Post
Topic
Board Development & Technical Discussion
Re: DagCoin: a cryptocurrency without blocks
by
DumbFruit
on 04/04/2017, 16:28:33 UTC
I wish they'd stop referring to DAG as "decentralized", especially when years later there is no cryptocurrency in sight that relies on DAG that is also significantly decentralized, for exactly the reasons I explained... More than a year and a half ago.

I'd like to point out that in DagCoin, it is still only miners that vote. If you're a user that applies work on a transaction and broadcasts it, then you're a miner.
Work is a waste from the perspective of the miners. There is no incentive, or even a method to incentivize miners to do work on transactions in DagCoin. Competition would atrophy hashpower on the network in order to drive up transaction speeds, which is the product that the miner provides, users enjoy, and the only method of remuneration. Mining is just a cost that the miner wants to minimize.
This is just like if we removed the block size limit from Bitcoin and removed the subsidy.

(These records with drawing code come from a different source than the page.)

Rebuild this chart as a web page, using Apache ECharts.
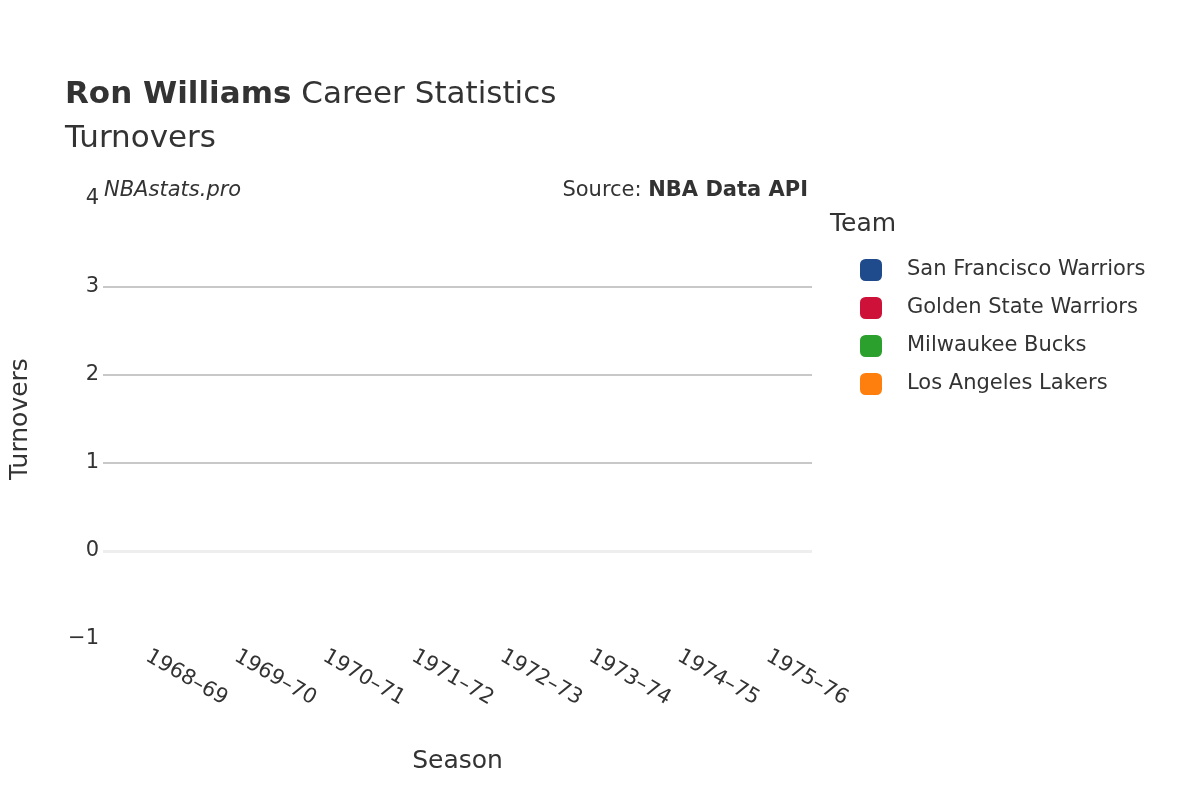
<!DOCTYPE html>
<html><head><meta charset="utf-8">
<script src="https://cdn.jsdelivr.net/npm/echarts@6/dist/echarts.min.js"></script>
<style>html,body{margin:0;padding:0;background:#fff}#c{width:1200px;height:800px}</style>
</head><body><div id="c"></div>
<script>
const seasons = ['1968–69','1969–70','1970–71','1971–72','1972–73','1973–74','1974–75','1975–76'];
const teams = ['San Francisco Warriors','Golden State Warriors','Milwaukee Bucks','Los Angeles Lakers'];
const colors = ['#1f4a8c','#ce1138','#2ca02c','#ff7f0e'];
const sfw = [null,null,null,null,null,null,null,null];
const gsw = [null,null,null,null,null,null,null,null];
const mil = [null,null,null,null,null,null,null,null];
const lal = [null,null,null,null,null,null,null,null];
const values = [sfw,gsw,mil,lal];
const font = 'DejaVu Sans, sans-serif';
const chart = echarts.init(document.getElementById('c'));
const series = teams.map((t,i)=>({name:t,type:'line',data:values[i],itemStyle:{color:colors[i]},lineStyle:{color:colors[i]}}));
series[0].markLine = {silent:true,symbol:'none',label:{show:false},lineStyle:{color:'#eeeeee',width:3,type:'solid'},data:[{yAxis:0}]};
chart.setOption({
  animation:false,
  color:colors,
  title:{text:'{b|Ron Williams} Career Statistics\nTurnovers',left:60,top:68,
    textStyle:{fontFamily:font,fontSize:31,color:'#333',fontWeight:'normal',lineHeight:44,
      rich:{b:{fontFamily:font,fontSize:31,fontWeight:'bold',color:'#333'}}}},
  grid:{left:98,right:388,top:199,bottom:161,containLabel:false},
  xAxis:{type:'category',data:seasons,boundaryGap:true,
    name:'Season',nameLocation:'middle',nameGap:110,nameTextStyle:{fontFamily:font,fontSize:25,color:'#333'},
    axisLine:{show:false},axisTick:{show:false},
    axisLabel:{rotate:-30,fontFamily:font,fontSize:21,color:'#333',margin:16}},
  yAxis:{type:'value',min:-1,max:4,interval:1,
    name:'Turnovers',nameLocation:'middle',nameGap:70,nameTextStyle:{fontFamily:font,fontSize:25,color:'#333'},
    axisLine:{show:false},axisTick:{show:false},
    axisLabel:{fontFamily:font,fontSize:21,color:'#333',margin:4,formatter:v=>v<0?'−'+Math.abs(v):String(v)},
    splitLine:{lineStyle:{color:['rgba(0,0,0,0)','rgba(0,0,0,0)','#c8c8c8','#c8c8c8','#c8c8c8','rgba(0,0,0,0)'],width:2}}},
  legend:{orient:'vertical',left:855,top:254,itemWidth:22,itemHeight:22,itemGap:16,icon:'roundRect',
    textStyle:{fontFamily:font,fontSize:21,color:'#333',padding:[0,0,0,20]},data:teams},
  graphic:[
    {type:'text',left:830,top:212,style:{text:'Team',font:'25px '+font,fill:'#333'}},
    {type:'text',left:104,top:180,style:{text:'NBAstats.pro',font:'italic 21px '+font,fill:'#333'}},
    {type:'text',right:392,top:180,style:{text:'{a|Source: }{b|NBA Data API}',font:'21px '+font,
      rich:{a:{font:'21px '+font,fill:'#333'},b:{font:'bold 21px '+font,fill:'#333'}}}}
  ],
  series:series
});
</script></body></html>
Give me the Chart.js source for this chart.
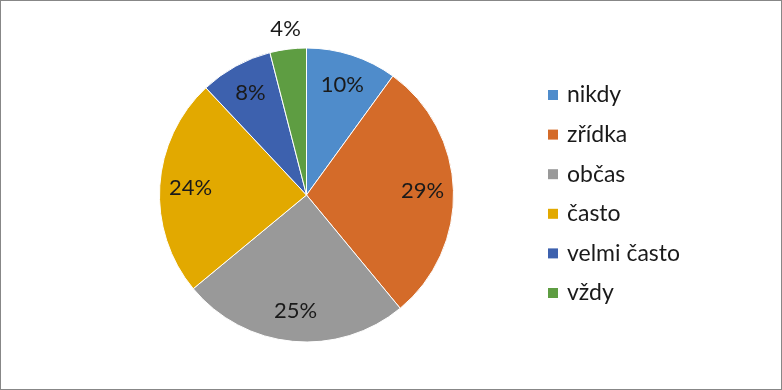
<!DOCTYPE html>
<html>
<head>
<meta charset="utf-8">
<script src="https://cdn.jsdelivr.net/npm/chart.js@4/dist/chart.umd.min.js"></script>
<style>
  html, body { margin: 0; padding: 0; background: #fff; }
  #wrap { width: 782px; height: 390px; }
</style>
</head>
<body>
<div id="wrap"><canvas id="pieChart" width="782" height="390"></canvas></div>
<script>
const categories = ['nikdy', 'zřídka', 'občas', 'často', 'velmi často', 'vždy'];
const shares = [10, 29, 25, 24, 8, 4];
const sliceColors = ['#4f8ccb', '#d46b29', '#999999', '#e2a900', '#3d61ae', '#5e9d42'];

const FONT = '"Lato", "Open Sans", sans-serif';

// white background + thin frame
const framePlugin = {
    id: 'frame',
    beforeDraw(chart) {
        const c = chart.ctx;
        c.save();
        c.fillStyle = '#fff';
        c.fillRect(0, 0, chart.width, chart.height);
        c.strokeStyle = '#878787';
        c.lineWidth = 1;
        c.strokeRect(0.5, 0.5, chart.width - 1, chart.height - 1);
        c.restore();
    }
};

// percent labels, inside the slices, small ones outside
const pctLabels = {
    id: 'pctLabels',
    afterDatasetsDraw(chart) {
        const c = chart.ctx;
        const meta = chart.getDatasetMeta(0);
        c.save();
        c.font = '22px ' + FONT;
        c.fillStyle = '#1a1a1a';
        c.textAlign = 'center';
        c.textBaseline = 'middle';
        meta.data.forEach((arc, i) => {
            const p = arc.getProps(['x', 'y', 'startAngle', 'endAngle', 'outerRadius'], true);
            const mid = (p.startAngle + p.endAngle) / 2;
            const r = shares[i] < 5 ? p.outerRadius + 20 : p.outerRadius * 0.79;
            c.fillText(shares[i] + '%', p.x + Math.cos(mid) * r, p.y + Math.sin(mid) * r);
        });
        c.restore();
    }
};

// legend on the right
const sideLegend = {
    id: 'sideLegend',
    afterDraw(chart) {
        const c = chart.ctx;
        c.save();
        c.font = '23px ' + FONT;
        c.textBaseline = 'middle';
        categories.forEach((name, i) => {
            const y = 95 + i * 39.6;
            c.fillStyle = sliceColors[i];
            c.fillRect(548, y - 5, 10, 10);
            c.fillStyle = '#1a1a1a';
            c.fillText(name, 567, y);
        });
        c.restore();
    }
};

new Chart(document.getElementById('pieChart'), {
    type: 'pie',
    data: {
        labels: categories,
        datasets: [{
            data: shares,
            backgroundColor: sliceColors,
            borderColor: '#ffffff',
            borderWidth: 1
        }]
    },
    options: {
        responsive: false,
        animation: false,
        layout: { padding: { left: 159, right: 328, top: 47, bottom: 47 } },
        plugins: {
            legend: { display: false },
            tooltip: { enabled: false }
        }
    },
    plugins: [framePlugin, pctLabels, sideLegend]
});
</script>
</body>
</html>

That problem, the lack of funding for difficulty increases in order to slow down transaction speeds, isn't referenced in the white paper unless I missed it. So ultimately to get back to answering your original question "Why 1 sec, not 1 min?" the answer is I don't see any decentralized throttling mechanism that could actually work in DagCoin.

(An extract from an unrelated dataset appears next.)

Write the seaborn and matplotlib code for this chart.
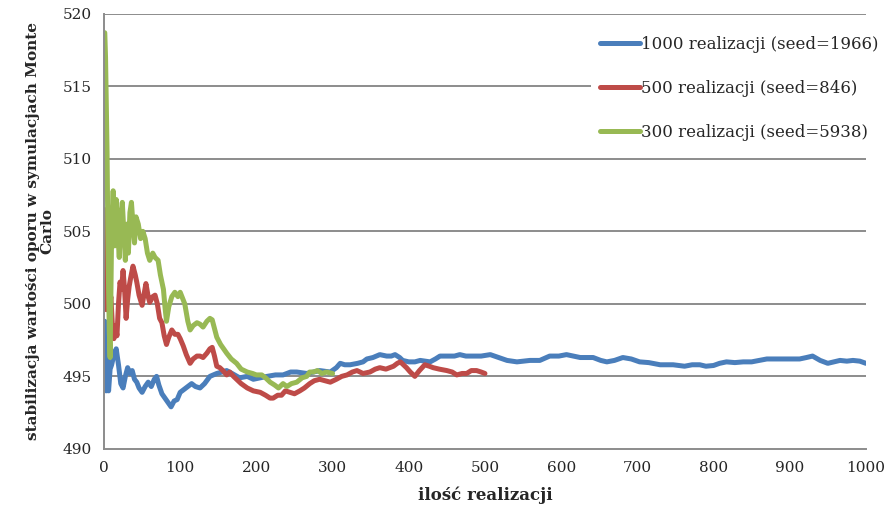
import numpy as np
import pandas as pd
import matplotlib
matplotlib.use("Agg")
import matplotlib.pyplot as plt
import seaborn as sns

# Running mean of resistance for three Monte Carlo runs (x = number of realizations)
x_1000 = [1, 2, 3, 4, 5, 6, 8, 10, 13, 16, 19, 22, 25, 28, 31, 34, 37, 40, 43, 46,
          50, 54, 58, 62, 66, 69, 72, 76, 80, 84, 88, 92, 96, 100, 105, 110, 115,
          120, 126, 132, 139, 148, 155, 161, 168, 178, 188, 196, 205, 214, 225,
          235, 245, 253, 266, 275, 283, 297, 305, 310, 316, 323, 333, 340, 345,
          353, 362, 371, 377, 382, 388, 392, 400, 408, 415, 428, 435, 441, 450,
          460, 467, 475, 484, 495, 507, 518, 529, 542, 559, 572, 585, 597, 607,
          616, 625, 642, 652, 660, 670, 681, 692, 703, 715, 730, 747, 762, 772,
          782, 790, 800, 808, 817, 828, 839, 850, 860, 870, 885, 896, 905, 913,
          922, 930, 940, 950, 958, 966, 975, 983, 992, 1000]
y_1000 = [498.8, 496.0, 494.0, 496.2, 495.0, 494.0, 495.5, 495.8, 496.5, 496.9,
          495.8, 494.5, 494.2, 495.0, 495.6, 495.2, 495.4, 494.8, 494.6, 494.2,
          493.9, 494.3, 494.6, 494.3, 494.8, 495.0, 494.4, 493.8, 493.5, 493.2,
          492.9, 493.3, 493.4, 493.9, 494.1, 494.3, 494.5, 494.3, 494.2, 494.5,
          495.0, 495.2, 495.3, 495.4, 495.2, 494.9, 495.0, 494.8, 494.9, 495.0,
          495.1, 495.1, 495.3, 495.3, 495.2, 495.3, 495.4, 495.3, 495.6, 495.9,
          495.8, 495.8, 495.9, 496.0, 496.2, 496.3, 496.5, 496.4, 496.4, 496.5,
          496.3, 496.1, 496.0, 496.0, 496.1, 496.0, 496.2, 496.4, 496.4, 496.4,
          496.5, 496.4, 496.4, 496.4, 496.5, 496.3, 496.1, 496.0, 496.1, 496.1,
          496.4, 496.4, 496.5, 496.4, 496.3, 496.3, 496.1, 496.0, 496.1, 496.3,
          496.2, 496.0, 495.95, 495.8, 495.8, 495.7, 495.8, 495.8, 495.7, 495.75,
          495.9, 496.0, 495.95, 496.0, 496.0, 496.1, 496.2, 496.2, 496.2, 496.2,
          496.2, 496.3, 496.4, 496.1, 495.9, 496.0, 496.1, 496.05, 496.1, 496.05,
          495.9]

x_500 = [1, 2, 3, 4, 5, 7, 9, 11, 13, 15, 17, 19, 21, 23, 25, 27, 29, 31, 33, 35,
         38, 41, 43, 46, 50, 53, 55, 58, 60, 64, 67, 70, 73, 76, 79, 82, 85, 89,
         93, 97, 100, 104, 108, 113, 117, 122, 126, 130, 135, 139, 142, 145, 148,
         152, 156, 161, 165, 170, 174, 180, 188, 196, 205, 212, 218, 222, 228,
         233, 238, 244, 250, 257, 263, 270, 276, 283, 290, 297, 305, 312, 319,
         326, 332, 340, 349, 356, 362, 370, 380, 385, 389, 393, 397, 402, 408,
         414, 421, 427, 432, 440, 450, 457, 463, 470, 476, 482, 489, 495, 500]
y_500 = [506.5, 503.0, 499.6, 504.0, 501.0, 499.5, 500.5, 498.5, 497.6, 498.5,
         497.8, 500.0, 501.5, 501.0, 502.3, 501.0, 499.0, 500.3, 501.2, 501.8,
         502.6, 502.0, 501.5, 500.6, 499.9, 500.8, 501.4, 500.5, 500.1, 500.5,
         500.6, 500.0, 499.0, 498.7, 497.8, 497.2, 497.7, 498.2, 497.9, 497.9,
         497.6, 497.1, 496.5, 495.9, 496.2, 496.4, 496.4, 496.3, 496.6, 496.9,
         497.0, 496.4, 495.7, 495.6, 495.4, 495.1, 495.3, 495.0, 494.8, 494.5,
         494.2, 494.0, 493.9, 493.7, 493.5, 493.5, 493.7, 493.7, 494.0, 493.9,
         493.8, 494.0, 494.2, 494.5, 494.7, 494.8, 494.7, 494.6, 494.8, 495.0,
         495.1, 495.3, 495.4, 495.2, 495.3, 495.5, 495.6, 495.5, 495.7, 495.9,
         496.0, 495.8, 495.6, 495.3, 495.0, 495.4, 495.8, 495.7, 495.6, 495.5,
         495.4, 495.3, 495.1, 495.2, 495.2, 495.4, 495.4, 495.3, 495.2]

x_300 = [1, 2, 3, 4, 5, 6, 7, 8, 9, 10, 12, 14, 16, 18, 20, 22, 24, 26, 28, 30,
         32, 34, 36, 38, 40, 42, 45, 48, 51, 54, 57, 60, 64, 67, 71, 74, 78, 80,
         82, 85, 89, 93, 97, 100, 103, 106, 110, 113, 117, 122, 126, 130, 135,
         139, 142, 145, 148, 153, 157, 161, 167, 174, 180, 188, 195, 200, 207,
         212, 218, 224, 229, 235, 240, 246, 253, 260, 266, 270, 275, 280, 286,
         292, 300]
y_300 = [518.7, 517.0, 513.8, 510.5, 505.0, 501.0, 498.0, 496.3, 500.5, 505.0,
         507.8, 504.0, 507.2, 505.0, 503.2, 506.0, 507.0, 505.0, 503.0, 505.5,
         503.5, 506.3, 507.0, 505.5, 504.2, 506.0, 505.5, 504.5, 505.0, 504.5,
         503.5, 503.0, 503.5, 503.2, 503.0, 502.0, 501.0, 499.8, 498.8, 499.8,
         500.5, 500.8, 500.5, 500.8, 500.4, 500.0, 498.8, 498.2, 498.5, 498.7,
         498.6, 498.4, 498.8, 499.0, 498.9, 498.3, 497.7, 497.2, 496.9, 496.6,
         496.2, 495.9, 495.5, 495.3, 495.2, 495.1, 495.1, 494.9, 494.6, 494.4,
         494.2, 494.5, 494.3, 494.5, 494.6, 494.9, 495.0, 495.3, 495.3, 495.4,
         495.2, 495.3, 495.2]

series_labels = ["1000 realizacji (seed=1966)",
                 "500 realizacji (seed=846)",
                 "300 realizacji (seed=5938)"]
series_colors = ["#4A7EBB", "#BE4B48", "#98B954"]

x_ticks = [0, 100, 200, 300, 400, 500, 600, 700, 800, 900, 1000]
y_ticks = [490, 495, 500, 505, 510, 515, 520]

frames = []
for label, xs, ys in zip(series_labels,
                         [x_1000, x_500, x_300],
                         [y_1000, y_500, y_300]):
    frames.append(pd.DataFrame({"n": xs, "value": ys, "seria": label}))
df = pd.concat(frames, ignore_index=True)

sns.set_style("white")
plt.rcParams["font.family"] = ["DejaVu Serif"]

fig = plt.figure(figsize=(8.89, 5.13), dpi=100)
ax = fig.add_axes([0.117, 0.125, 0.857, 0.848])

grid_color = "#8C8C8C"
for yv in y_ticks[1:]:
    ax.axhline(yv, color=grid_color, lw=1.4, zorder=0)

sns.lineplot(data=df, x="n", y="value", hue="seria", hue_order=series_labels,
             palette=series_colors, linewidth=3.6, ax=ax, sort=False,
             estimator=None)

ax.set_xlim(0, 1000)
ax.set_ylim(490, 520)
ax.set_xticks(x_ticks)
ax.set_yticks(y_ticks)
ax.tick_params(axis="both", direction="out", length=5, width=1.2,
               color=grid_color, labelsize=11, pad=4)
for side in ["top", "right"]:
    ax.spines[side].set_visible(False)
for side in ["left", "bottom"]:
    ax.spines[side].set_color(grid_color)
    ax.spines[side].set_linewidth(1.4)

ax.set_xlabel("ilość realizacji", fontsize=12, fontweight="bold", labelpad=8)
ax.set_ylabel("stabilizacja wartości oporu w symulacjach Monte\nCarlo",
              fontsize=11, fontweight="bold", labelpad=6, linespacing=1.0)

leg = ax.legend(loc="upper right", bbox_to_anchor=(1.028, 0.968), fontsize=12,
                frameon=True, facecolor="white", edgecolor="none", framealpha=1,
                labelspacing=1.62, handlelength=2.4, handletextpad=0.1,
                borderpad=0.5, borderaxespad=0.0, title=None)
for line in leg.get_lines():
    line.set_linewidth(3.6)

fig.savefig("out.png", dpi=100)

http://forum.iota.org/t/discussion-removing-peer-discovery/939/2

IOTA requires that you manually assign peers because running on it's own it implodes from the bandwidth, because of course it does. It removed Bitcoin's throttling mechanism and now they want to figure out how to prevent these out-of-control blocks in this "blockless" blockchain. Sometimes the real world really is stranger than fiction.